Co-created by David Milch, “John From Cincinnati” echoes his earlier HBO series, “Deadwood,” a 19th-century Western teeming with elliptical, thorny storytelling and f-word-studded lyricism.
As on “Deadwood,” whose scramble for wealth was framed as a model of America’s, “John” also addresses the profit motive, though in contemporary terms. It asks: Should the pristine passion of surfing (as personified by young Shaun) be corrupted by corporate sponsorships and other moneymaking deals?
“That’s flipping your fins for an audience,” seethes Mitch, who doesn’t want his grandson selling out.
OK. Money is the root of all evil. Fair enough.
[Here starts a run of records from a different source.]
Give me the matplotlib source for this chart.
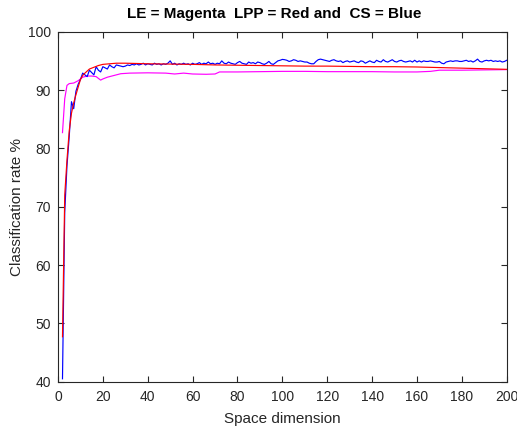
import numpy as np
import matplotlib
matplotlib.use("Agg")
import matplotlib.pyplot as plt

# CS (blue), one value per dimension 2..200
cs_vals = [
    40.5, 69.0, 77.0, 82.0, 88.0, 86.8, 89.8, 91.0, 91.8, 92.9,   # 2-11
    92.6, 92.3, 93.4, 93.0, 92.6, 94.0, 93.4, 93.1, 94.0, 93.8,   # 12-21
    93.6, 94.3, 94.0, 93.8, 94.3,                                 # 22-26
    94.2, 94.1, 94.0, 94.1, 94.3, 94.2, 94.4, 94.3, 94.5, 94.3,   # 27-36
    94.4, 94.6, 94.3, 94.5, 94.4, 94.3, 94.6, 94.4, 94.5, 94.3,   # 37-46
    94.5, 94.4, 94.6, 95.0, 94.4, 94.6, 94.3, 94.5, 94.4, 94.6,   # 47-56
    94.4, 94.5, 94.3, 94.6, 94.4, 94.5, 94.7, 94.4, 94.6, 94.5,   # 57-66
    94.8, 94.5, 94.6, 94.4,                                       # 67-70
    94.6, 94.5, 95.0, 94.6, 94.5, 94.8, 94.6, 94.5, 94.4, 94.7,   # 71-80
    94.9, 94.6, 94.5, 94.4, 94.8, 94.6, 94.7, 94.5, 94.8, 94.7,   # 81-90
    94.5, 94.4, 94.6, 94.9, 94.5, 94.4, 94.7, 95.0, 95.1, 95.25,  # 91-100
    95.2, 95.1, 94.9, 95.0, 95.2, 95.1, 94.9, 95.0, 94.9, 94.8,   # 101-110
    94.8, 94.6, 94.5,                                             # 111-113
    94.5, 94.9, 95.2, 95.3, 95.2, 95.1, 95.0, 94.9, 95.1, 95.2,   # 114-123
    95.0, 94.9, 95.0, 94.7, 94.9, 95.0, 94.8, 94.9, 95.0, 94.8,   # 124-133
    94.7, 95.0, 94.9, 94.6, 94.8, 95.0, 94.8, 94.7, 95.1, 94.9,   # 134-143
    94.8, 95.2, 94.9, 94.8, 95.0, 95.2, 94.9, 94.8, 95.0, 95.1,   # 144-153
    94.9, 94.8, 94.9, 95.0,                                       # 154-157
    94.8, 95.1, 94.8, 95.0, 94.8, 95.0, 94.9, 94.9, 95.0, 94.9,   # 158-167
    94.8, 94.8, 94.9, 94.6, 94.5, 94.8, 94.9, 95.0, 94.9, 95.0,   # 168-177
    95.0, 94.9, 94.9, 95.0, 95.1, 94.9, 95.0, 94.8, 95.0, 95.3,   # 178-187
    94.9, 94.8, 95.0, 95.1, 95.0, 95.1, 94.9, 95.0, 94.9, 95.0,   # 188-197
    94.8, 94.9, 95.1,                                             # 198-200
]
cs_dims = list(range(2, 2 + len(cs_vals)))

# LPP (red)
lpp_dims = [2, 3, 4, 5, 6, 7, 8, 9, 10, 11, 12, 14, 16, 18, 20, 23, 26, 30,
            40, 50, 60, 70, 80, 90, 100, 110, 120, 130, 140, 150, 160, 170,
            180, 190, 200]
lpp_vals = [47.7, 72.0, 78.0, 83.0, 86.0, 87.8, 89.2, 90.5, 91.8, 92.5, 92.9,
            93.6, 93.9, 94.2, 94.4, 94.5, 94.6, 94.6, 94.5, 94.45, 94.4, 94.3,
            94.25, 94.2, 94.15, 94.1, 94.1, 94.05, 94.0, 94.0, 93.95, 93.85,
            93.75, 93.65, 93.55]

# LE (magenta)
le_dims = [2, 3, 4, 5, 7, 9, 11, 13, 15, 17, 18, 19, 20, 22, 25, 28, 32, 40,
           48, 52, 56, 60, 66, 70, 72, 80, 90, 100, 110, 120, 130, 140, 150,
           160, 166, 170, 180, 190, 200]
le_vals = [82.7, 88.5, 90.8, 91.1, 91.2, 91.6, 92.2, 92.4, 92.4, 92.3, 92.0,
           91.7, 91.9, 92.2, 92.5, 92.8, 92.9, 92.95, 92.9, 92.75, 92.9,
           92.75, 92.7, 92.75, 93.1, 93.1, 93.15, 93.2, 93.2, 93.15, 93.15,
           93.15, 93.1, 93.1, 93.2, 93.4, 93.4, 93.45, 93.5]

title = "LE = Magenta  LPP = Red and  CS = Blue"
xlabel = "Space dimension"
ylabel = "Classification rate %"
xticks = [0, 20, 40, 60, 80, 100, 120, 140, 160, 180, 200]
yticks = [40, 50, 60, 70, 80, 90, 100]

plt.rcParams['font.family'] = ['Liberation Sans', 'DejaVu Sans']

fig = plt.figure(figsize=(5.17, 4.28), dpi=100)
ax = fig.add_axes([58/517, 1 - 381.7/428, (506.7 - 58)/517, (381.7 - 31.7)/428])

ax.plot(le_dims, le_vals, color=(1, 0, 1), lw=0.85)
ax.plot(cs_dims, cs_vals, color=(0, 0, 1), lw=0.85)
ax.plot(lpp_dims, lpp_vals, color=(1, 0, 0), lw=0.85)

ax.set_xlim(0, 200)
ax.set_ylim(40, 100)
ax.set_xticks(xticks)
ax.set_yticks(yticks)
dark = '#262626'
ax.tick_params(direction='in', top=True, right=True, length=4, width=0.8,
               colors=dark, labelsize=10, labelcolor=dark)
ax.tick_params(axis='x', pad=6)
ax.tick_params(axis='y', pad=5)
for s in ax.spines.values():
    s.set_color(dark)
    s.set_linewidth(0.8)

ax.set_title(title, fontsize=11, fontweight='bold', color='black', pad=10,
             x=0.482)
ax.set_xlabel(xlabel, fontsize=11, color=dark, labelpad=6)
ax.set_ylabel(ylabel, fontsize=11, color=dark, labelpad=3)

fig.savefig("out.png", dpi=100)
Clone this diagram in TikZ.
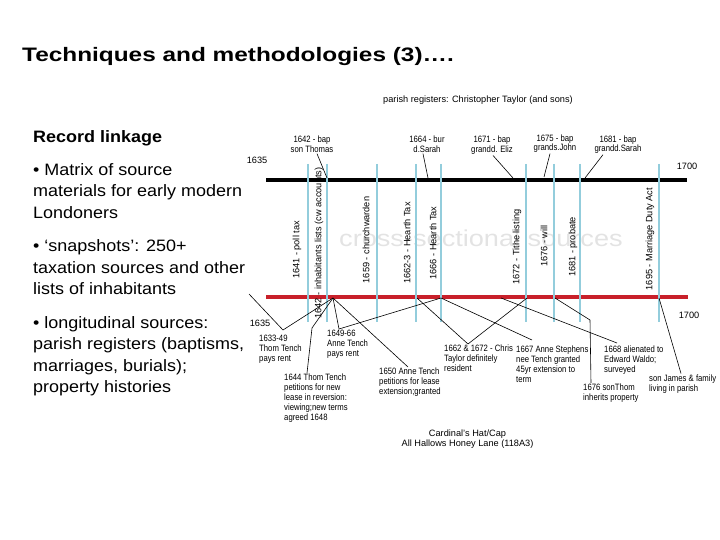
\documentclass[tikz,border=0pt]{standalone}
\usepackage{fontspec}
\setmainfont{Liberation Sans}
\newfontfamily\widefont[FakeStretch=1.09]{Liberation Sans}
\newfontfamily\titlefont[FakeStretch=1.25]{Liberation Sans}
\newfontfamily\markfont[FakeStretch=1.18]{Liberation Sans}
\newfontfamily\notefam[FakeStretch=0.84]{Liberation Sans}
\usetikzlibrary{positioning}
\definecolor{srcblue}{HTML}{93CDDC}
\definecolor{barred}{HTML}{C8202A}

\begin{document}
\begin{tikzpicture}[x=1pt, y=-1pt,
  every node/.style={inner sep=0pt},
  heading/.style={font=\titlefont\bfseries\fontsize{19.5}{23}\selectfont, anchor=base west},
  body/.style={font=\widefont\fontsize{16.5}{21.5}\selectfont, align=left, anchor=north west},
  note/.style={font=\notefam\fontsize{9.2}{10}\selectfont, inner sep=1pt, align=left, anchor=north west},
  topnote/.style={note, font=\notefam\fontsize{9.2}{9.5}\selectfont, align=center, anchor=north},
  yearlbl/.style={font=\fontsize{9.2}{10}\selectfont},
  srcline/.style={draw=srcblue, line width=2pt},
  barline/.style={line width=4.5pt},
  leader/.style={line width=0.6pt},
]
\useasboundingbox (0,0) rectangle (720,540);

% left column
\node[heading] (title) at (22,62) {Techniques and methodologies (3)….};
\node[heading, font=\widefont\bfseries\fontsize{16.5}{20}\selectfont] (rec) at (33,143) {Record linkage};
\node[body] (p1) at (33,163) {• Matrix of source\\materials for early modern\\Londoners};
\node[body, below right=21pt and 0pt of p1.south west] (p2) {• ‘snapshots’: 250+\\taxation sources and other\\lists of inhabitants};
\node[body, below right=21pt and 0pt of p2.south west] (p3) {• longitudinal sources:\\parish registers (baptisms,\\marriages, burials);\\property histories};

% timeline
\node[font=\markfont\fontsize{23}{26}\selectfont, text=black!11] (mark) at (481,238) {cross-sectional sources};
\node[yearlbl] (reg) at (478,100) {parish registers: Christopher Taylor (and sons)};
\draw[barline, black] (266,180) -- (687,180);
\draw[barline, barred] (266,297) -- (688,297);
\node[yearlbl] (y1) at (257,160) {1635};
\node[yearlbl] (y2) at (687,166) {1700};
\node[yearlbl] (y3) at (260,323) {1635};
\node[yearlbl] (y4) at (689,315) {1700};

\foreach \xl/\xs/\yc/\txt [count=\i] in {297/308/250/{1641 - poll tax},
    319/327/243/{1642 - inhabitants lists (cw accounts)},
    366/377/240/{1659 - churchwarden}, 407/416/243/{1662-3 - Hearth Tax},
    433/441/243/{1666 - Hearth Tax}, 517/526/247/{1672 - Tithe listing},
    544/554/246/{1676 - will}, 573/580/247/{1681 - probate},
    650/659/239/{1695 - Marriage Duty Act}}
{
  \draw[srcline] (\xs,164) -- (\xs,322);
  \node[yearlbl, rotate=90] (s\i) at (\xl,\yc) {\txt};
}

% baptisms and burials
\node[topnote] (b1642) at (312,135) {1642 - bap\\son Thomas};
\node[topnote] (b1664) at (427,135) {1664 - bur\\d.Sarah};
\node[topnote] (b1671) at (492,135) {1671 - bap\\grandd. Eliz};
\node[topnote] (b1675) at (555,133.2) {1675 - bap\\grands.John};
\node[topnote] (b1681) at (618,134.2) {1681 - bap\\grandd.Sarah};
\coordinate (k1642) at (327,178);
\coordinate (k1664) at (428,178);
\coordinate (k1671) at (513,178);
\coordinate (k1675) at (544,177);
\coordinate (k1681) at (585,178);
\draw[leader] ([xshift=5pt]b1642.south) -- (k1642);
\draw[leader] ([xshift=-4pt]b1664.south) -- (k1664);
\draw[leader] ([xshift=1pt]b1671.south) -- (k1671);
\draw[leader] ([xshift=-5pt]b1675.south) -- (k1675);
\draw[leader] ([xshift=-15pt]b1681.south) -- (k1681);

% property history
\node[note] (t1633) at (258,334) {1633-49\\Thom Tench\\pays rent};
\node[note] (t1649) at (326,329) {1649-66\\Anne Tench\\pays rent};
\node[note] (t1644) at (283,373) {1644 Thom Tench\\petitions for new\\lease in reversion:\\viewing;new terms\\agreed 1648};
\node[note] (t1650) at (378,367) {1650 Anne Tench\\petitions for lease\\extension;granted};
\node[note] (t1662) at (443,344) {1662 \& 1672 - Chris\\Taylor definitely\\resident};
\node[note] (t1667) at (515,345) {1667 Anne Stephens\\nee Tench granted\\45yr extension to\\term};
\node[note] (t1668) at (603,345) {1668 alienated to\\Edward Waldo;\\surveyed};
\node[note] (t1676) at (582,383) {1676 sonThom\\inherits property};
\node[note] (tjames) at (648,373.5) {son James \& family\\living in parish};
\node[yearlbl, align=center] (site) at (467.5,439.5) {Cardinal's Hat/Cap\\All Hallows Honey Lane (118A3)};

\coordinate (r1633) at (249,294);
\coordinate (v1633) at (283,330);
\coordinate (j1642) at (333,298);
\coordinate (k1644) at (312,328);
\coordinate (r1662) at (417,298);
\coordinate (r1666) at (441,298);
\coordinate (r1668) at (501,298);
\coordinate (r1672) at (527,298);
\coordinate (r1676) at (555,298);
\coordinate (k1676) at (590,320);
\coordinate (r1695) at (659,298);
\draw[leader] (r1633) -- (v1633) -- (j1642);
\draw[leader] ([xshift=24pt]t1644.north west) -- (k1644) -- (j1642);
\draw[leader] (j1642) -- ([xshift=13pt]t1649.north west) -- (r1666);
\draw[leader] (j1642) -- ([xshift=30pt]t1650.north west);
\draw[leader] (r1662) -- ([xshift=25pt]t1662.north west) -- (r1672);
\draw[leader] (r1666) -- ([xshift=17pt,yshift=5pt]t1667.north west);
\draw[leader] (r1668) -- ([xshift=14pt,yshift=2pt]t1668.north west);
\draw[leader] (r1676) -- (k1676) -- ([xshift=9pt]t1676.north west);
\draw[leader] (r1695) -- ([xshift=33pt]tjames.north west);
\end{tikzpicture}
\end{document}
But if that’s true, why is the divinely inspired John packing a platinum credit card with no upper limit? “Deadwood” preached the civilizing impact of the free-enterprise system, even on a wild-and-woolly mining town. Why, on “John,” must a similar entrepreneurial spirit be at war with spiritualism?
What’s up with all that mystic mumbo-jumbo? How come Mitch goes up in the air?
Some things I know and some things I don’t. One thing I know: “John From Cincinnati” has been a confounding exercise for me as a viewer. It’s a series too murky and withholding for its own good – or that of many would-be fans.
And yet … I, for one, have kept returning. However confusing “John” may be (until now, anyway, before the revelation that may or may not come), it compels me to stop scratching my head long enough for a round of applause.
Applause for its originality. For its brass. For the music of its raunchy dialogue (sorry, nothing quotable here).
And, most of all, for its collection of characters. No, they aren’t the equal of those who populated “Deadwood” – not as novel, rich or outrageous. But the people of “John From Cincinnati” share with one another a trait whose pervasiveness has me maddeningly fixated: They, with almost no exception, are quite mad.
“John” has reveled in madness of many stripes and many colors.
There’s Butchie, the drugged-out former surfer king and Shaun’s derelict dad. Cissy, Butchie’s sexy mother, who has swallowed too much LSD and has a hair-trigger temper to show for it.
There’s Dr. Smith, who is thrown for a loop (and abandons his hospital job) after witnessing Shaun’s resurrection. Barry, an epileptic who, along with his seizures, gets visions (including the lottery number that made him a fortune).
There’s Bill, a paranoid retired cop with a delusional streak who talks philosophy with his pet birds.
And there are plenty more in this seaside asylum.
“I wanna go back to normal,” Shaun told his father in a recent episode.
“The hand that you were dealt ain’t going anywhere,” Butchie scoffed. “Or mine … your gram’s … gramps’ … your mom’s. Or anybody else’s.”
Sure, they may be blessed with redemption in the final episode (though, God, I hope not). Or, instead, Butchie might be right: They ain’t going anywhere, least of all within shouting distance of normal.
Some things I know and some things I don’t. I don’t know what “John From Cincinnati” is about. But I do know there’s a madness to its method. Madness – not family or the surfing culture – is what binds these characters, however punishing for them and challenging for me.
Madness is the series’ unifying force, at the core of its convoluted message.